Public School Amendment Act. This statute implements the recommendations of the Cameron Report and establishes large, regionally-defined administrative units. The new units are styled School Districts, but are also assigned numbers. Hence S. D. [School District] No. l (Fernie), S.D. No. 39 (Vancouver), S.D. No. 61 (Greater Victoria), etc.

August: J. R. Pollock is appointed director of the newly-created Division of Visual Education. The division is required to provide services to public schools which have access to electricity, and to rural schools, most of which did not have access to electricity. City and municipal schools are provided with educational motion pictures and film-strips; rural schools receive illustrated magazines and posters.

Division of Tests, Standards and Research is established, under the direction of Dr. C. B. Conway. The division is created in order to administer scholastic aptitude tests for pupils, to conduct research into curriculum standards, and to provide training in the fields of scholastic measurement, diagnosis, and remedial instruction. Subsequently, the Division is tasked with monitoring birth rates and school enrolment data, to anticipated needs for more teachers and classrooms.


1947 January: The 75th Annual Report of the Public Schools of the Province of British Columbia, for 1945-46 is published. This is the last Annual Report to list provincial teachers by name, to identify schools where teachers were employed, and to report on individual teacher’s qualifications and salaries. In 1950, the Public School Act was amended, abolishing the requirement (dating from 1872) to publish this information.

In the same volume, and for the first time, Children of Foreign Parentage are enumerated. Fourteen categories are listed - viz. Americans, Chinese, Doukhobors, Finns, French, Germans, Hindus, Italians, Japanese, Poles, Russians, Scandanavians, Urkranians, and “other foreigners.” The 82nd Annual Report, for 1952-53, is the last Report to publish this data.

Membership in the British Columbia Teachers’ Federation is compulsory for all public school teachers, effective 1 April 1947.
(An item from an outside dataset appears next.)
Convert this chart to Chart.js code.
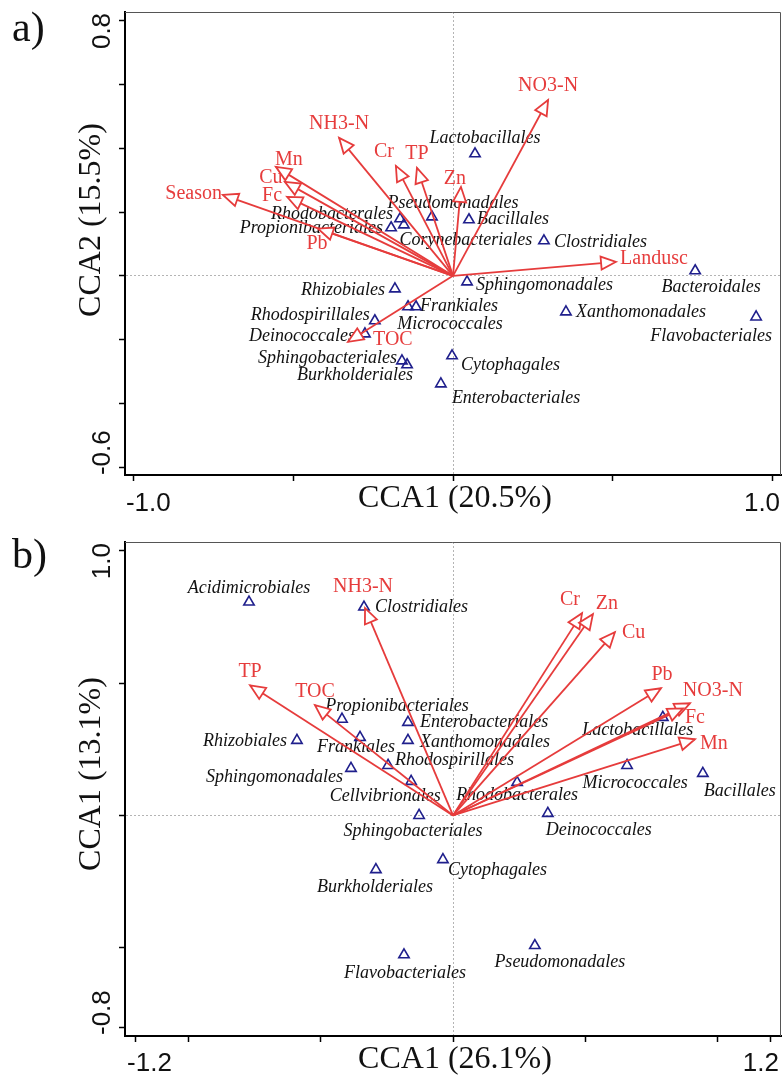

School dormitories are established in Prince George. After the closure of the controversial Cache Creek Boarding School in the 1890s, the government had been reluctant to establish school dormitories. However, in order to enable students in isolated rural districts to attend high school, the Public School Act was amended to allow district trustees to operate school dormitories. By 1960, nine school districts were providing “dormitization.”

1948 .

1949 First steps, since the nineteenth century, towards integrating and accommodating First Nations students in the provincial public school system. An amendment to the Public School Act enables local Boards of School Trustees and the federal Department of Indian Affairs to enter into agreements for sharing the costs of schooling for aboriginal children

The office of School Planning and Construction is established, to plan and coordinate a massive school building programme necessitated by the post-war baby boom.